These days the reality for writers seems to be that their time isn’t valued.
That intrudes in all sorts of ways. Zero return on time is the reality for bloggers amid an expectation that everything on the internet is free. What’s more, attempts to monetise usually annoy – I unfollowed a blog myself, recently, whose author spent most of his time telling readers how desperate his financial situation was, variously asking for cash and offering reblogs for quite large sums of money.
I can’t help thinking that a lot of the ‘free’ comes about because a large percentage of people who write do so for the love of writing. It’s their passion, their pastime, and they churn away for hours on their book, for which the return is the fact that they’ve done it.
But the fact is that while writing is a great hobby, bringing a good deal of pleasure, it’s also a profession – one that, ultimately, includes a broad skill-set including experience of how the publishing and selling industry works, what constitutes good writing, how to control writing style and apply it to any form, how to write essay-style reviews, how to edit effectively, and so on.
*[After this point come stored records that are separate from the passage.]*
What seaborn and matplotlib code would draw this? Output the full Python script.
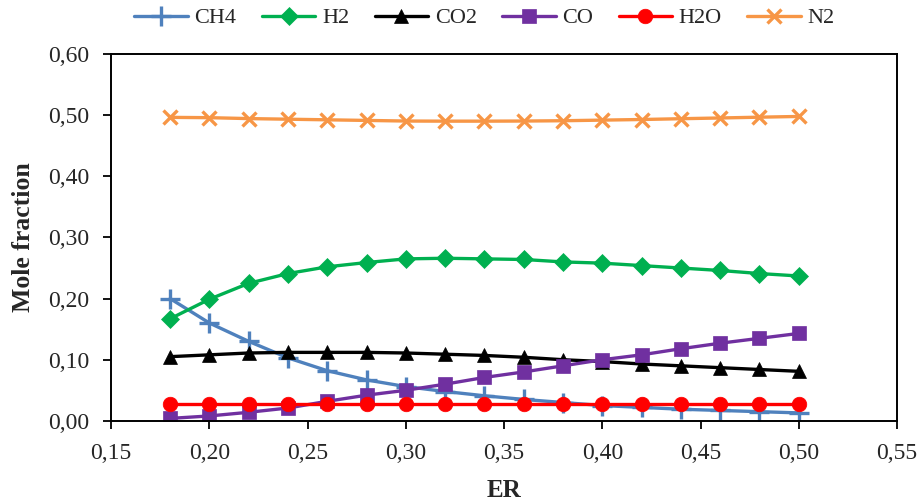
import matplotlib
matplotlib.use("Agg")
import matplotlib.pyplot as plt
import matplotlib.ticker as mticker
import seaborn as sns
import pandas as pd

er = [0.18, 0.20, 0.22, 0.24, 0.26, 0.28, 0.30, 0.32, 0.34, 0.36, 0.38, 0.40, 0.42, 0.44, 0.46, 0.48, 0.50]
ch4 = [0.200, 0.160, 0.130, 0.103, 0.082, 0.067, 0.056, 0.048, 0.041, 0.035, 0.030, 0.025, 0.022, 0.019, 0.017, 0.015, 0.013]
h2 = [0.167, 0.199, 0.225, 0.241, 0.252, 0.259, 0.265, 0.266, 0.265, 0.264, 0.260, 0.258, 0.254, 0.250, 0.246, 0.241, 0.237]
co2 = [0.105, 0.108, 0.111, 0.112, 0.112, 0.112, 0.111, 0.109, 0.107, 0.104, 0.100, 0.097, 0.093, 0.090, 0.087, 0.084, 0.081]
co = [0.004, 0.008, 0.014, 0.021, 0.032, 0.042, 0.050, 0.060, 0.071, 0.080, 0.090, 0.100, 0.108, 0.118, 0.127, 0.135, 0.143]
h2o = [0.027] * 17
n2 = [0.4965, 0.4960, 0.4945, 0.4935, 0.4925, 0.4915, 0.4905, 0.4903, 0.4903, 0.4905, 0.4910, 0.4920, 0.4930, 0.4943, 0.4955, 0.4968, 0.4980]

series_names = ["CH4", "H2", "CO2", "CO", "H2O", "N2"]
series_values = [ch4, h2, co2, co, h2o, n2]
colors = ["#4F81BD", "#00B050", "#000000", "#7030A0", "#FF0000", "#F79646"]
markers = ["+", "D", "^", "s", "o", "x"]
msizes = [14, 9.5, 10.5, 10, 10.5, 10.5]
x_ticks = [0.15, 0.20, 0.25, 0.30, 0.35, 0.40, 0.45, 0.50, 0.55]
y_ticks = [0.0, 0.1, 0.2, 0.3, 0.4, 0.5, 0.6]

sns.set_style("white")
plt.rcParams["font.family"] = ["Liberation Serif", "DejaVu Serif"]

fig = plt.figure(figsize=(9.19, 5.01), dpi=100)
ax = fig.add_axes([0.121, 0.160, 0.855, 0.732])

for name, vals, c, m, ms in zip(series_names, series_values, colors, markers, msizes):
    df = pd.DataFrame({"ER": er, "y": vals})
    sns.lineplot(data=df, x="ER", y="y", ax=ax, color=c, marker=m, markersize=ms,
                 linewidth=2.4, markeredgewidth=2.4 if m in "+x" else 0.5,
                 markeredgecolor=c, label=name)

ax.set_xlim(0.15, 0.55)
ax.set_ylim(0.0, 0.6)
ax.set_xticks(x_ticks)
ax.set_yticks(y_ticks)
ax.xaxis.set_major_formatter(mticker.FuncFormatter(lambda v, p: f"{v:.2f}".replace(".", ",")))
ax.yaxis.set_major_formatter(mticker.FuncFormatter(lambda v, p: f"{v:.2f}".replace(".", ",")))
ax.tick_params(axis="both", direction="out", length=6, width=1.3, labelsize=17, color="black",
               left=True, bottom=True, pad=10)
for s in ax.spines.values():
    s.set_color("black")
    s.set_linewidth(1.4)
ax.set_xlabel("ER", fontsize=18, fontweight="bold")
ax.set_ylabel("Mole fraction", fontsize=18.5, fontweight="bold")
ax.xaxis.set_label_coords(0.5, -0.158)
ax.yaxis.set_label_coords(-0.097, 0.5)

ax.legend(loc="center", bbox_to_anchor=(0.475, 1.098), ncol=6, frameon=False,
          fontsize=16, handlelength=2.4, columnspacing=1.15, handletextpad=0.3)

fig.savefig("out.png", dpi=100)
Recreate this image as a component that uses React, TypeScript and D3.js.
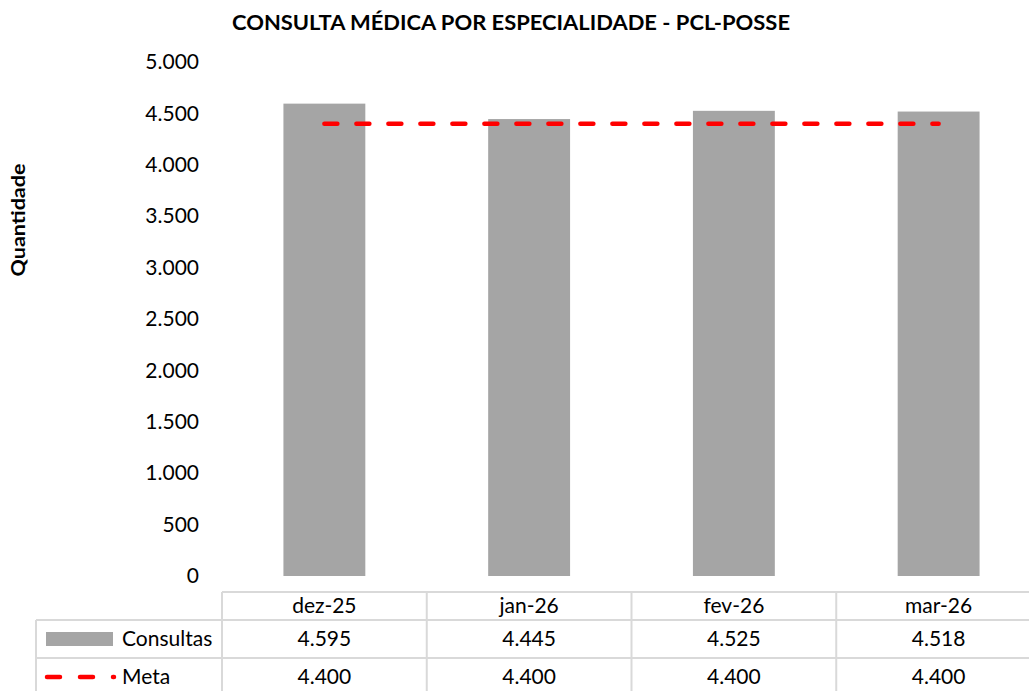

And at that professional level both writing and all the associated activities, such as publishing, require skill, expertise and knowledge that are easily as complex, deep and demanding as those of any doctor or lawyer.
Add the experience of long years in the business into the mix and you add further value – just like a well-known medical professional can command higher fees.
Which bring me to the issue of those fees. I’ve seen people advertising their editorial/reading services on the web for $5 per item or 0.002 cents a word, or some similar token. To me that sort of pricing comes from (a) the fact that the people offering it are hobbyists themselves and have no experience in what the industry charges, or much professional experience in what constitutes good writing; and (b) it’s a response to the likely price expectations of those who’ll buy the service in a world of ‘free’
So what is this sort of service actually worth? You’d be surprised. A professional writer who’s had much the same professional experience in the field as I have told me recently she charges $225/hr casual rate and is looking to increase it to $250.
I agree. I think that’s reasonable. Remember, what looks like a swingeing hourly rate doesn’t net anything like that much – an hour’s chargeable might require five hours prep, for instance, quite apart from costs.
But what you’re also paying for is genuine expertise and experience – the wisdom of somebody who knows their stuff, who’s been working in the field professionally. You’d be charged the same sort of level by a career coach. Or when buying expertise to that level from any profession.